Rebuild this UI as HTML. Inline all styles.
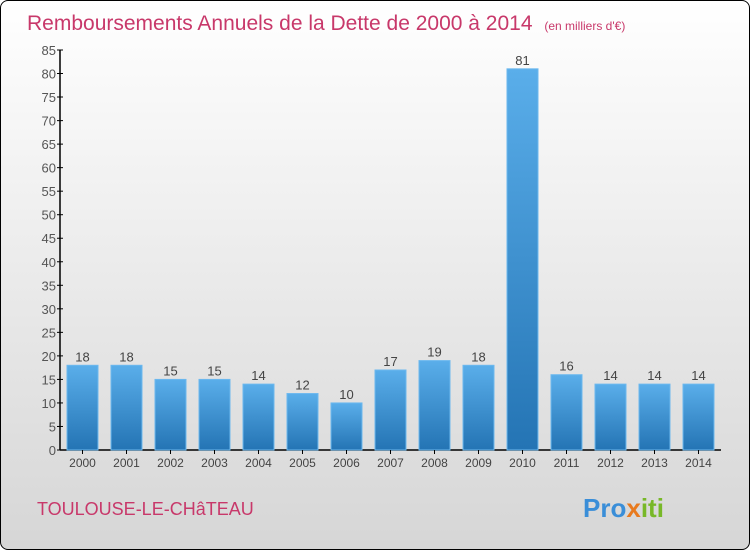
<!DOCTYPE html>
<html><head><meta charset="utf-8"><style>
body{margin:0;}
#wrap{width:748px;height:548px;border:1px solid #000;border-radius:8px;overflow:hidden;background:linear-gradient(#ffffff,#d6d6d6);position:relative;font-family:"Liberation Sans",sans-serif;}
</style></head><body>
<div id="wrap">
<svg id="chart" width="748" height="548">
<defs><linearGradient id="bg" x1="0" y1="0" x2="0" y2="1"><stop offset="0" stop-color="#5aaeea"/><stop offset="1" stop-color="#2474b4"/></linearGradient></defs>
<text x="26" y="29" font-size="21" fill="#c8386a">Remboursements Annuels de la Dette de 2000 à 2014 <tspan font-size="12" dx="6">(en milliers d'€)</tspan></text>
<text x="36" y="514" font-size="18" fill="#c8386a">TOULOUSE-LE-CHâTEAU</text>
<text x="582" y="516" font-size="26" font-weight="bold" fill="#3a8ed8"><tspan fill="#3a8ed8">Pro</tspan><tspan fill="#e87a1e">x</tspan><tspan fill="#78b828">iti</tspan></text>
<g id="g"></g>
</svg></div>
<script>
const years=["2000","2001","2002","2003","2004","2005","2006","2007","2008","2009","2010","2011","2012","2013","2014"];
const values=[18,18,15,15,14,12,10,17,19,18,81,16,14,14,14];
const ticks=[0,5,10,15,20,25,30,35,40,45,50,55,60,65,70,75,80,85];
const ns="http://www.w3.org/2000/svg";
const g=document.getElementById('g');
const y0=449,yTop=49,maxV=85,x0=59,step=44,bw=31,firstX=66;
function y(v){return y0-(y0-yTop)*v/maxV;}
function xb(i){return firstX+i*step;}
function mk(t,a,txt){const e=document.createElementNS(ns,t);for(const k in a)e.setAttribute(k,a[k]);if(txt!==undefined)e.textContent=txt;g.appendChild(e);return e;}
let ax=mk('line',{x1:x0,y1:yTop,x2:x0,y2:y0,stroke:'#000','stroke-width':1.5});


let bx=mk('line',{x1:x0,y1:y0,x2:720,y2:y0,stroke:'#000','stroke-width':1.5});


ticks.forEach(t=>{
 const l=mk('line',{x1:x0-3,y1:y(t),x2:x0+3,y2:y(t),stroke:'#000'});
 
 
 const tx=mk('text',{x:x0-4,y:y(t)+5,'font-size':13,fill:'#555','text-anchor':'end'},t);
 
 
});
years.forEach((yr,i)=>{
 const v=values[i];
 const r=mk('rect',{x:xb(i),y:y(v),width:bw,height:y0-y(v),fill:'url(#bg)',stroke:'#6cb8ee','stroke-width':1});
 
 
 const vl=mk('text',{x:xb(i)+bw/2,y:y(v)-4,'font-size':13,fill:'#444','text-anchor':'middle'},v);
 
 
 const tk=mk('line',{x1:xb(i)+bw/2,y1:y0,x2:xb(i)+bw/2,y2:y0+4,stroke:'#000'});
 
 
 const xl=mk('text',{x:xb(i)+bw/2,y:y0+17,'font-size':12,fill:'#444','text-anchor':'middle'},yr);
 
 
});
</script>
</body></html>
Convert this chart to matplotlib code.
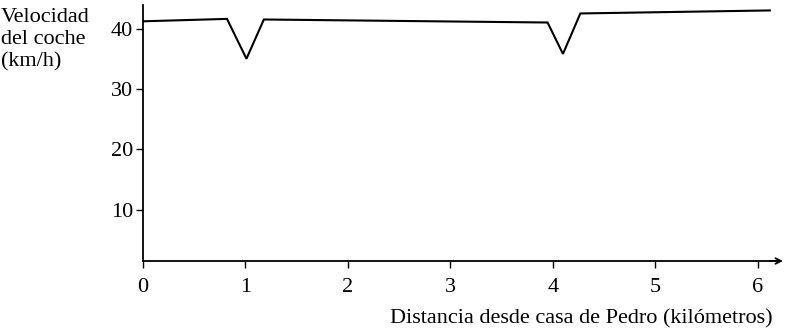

> [STATED GOAL]:
Among the entries, how many lines include the word "chart"? Answer with a single number and nothing further.

> [FINAL ANSWER]:
2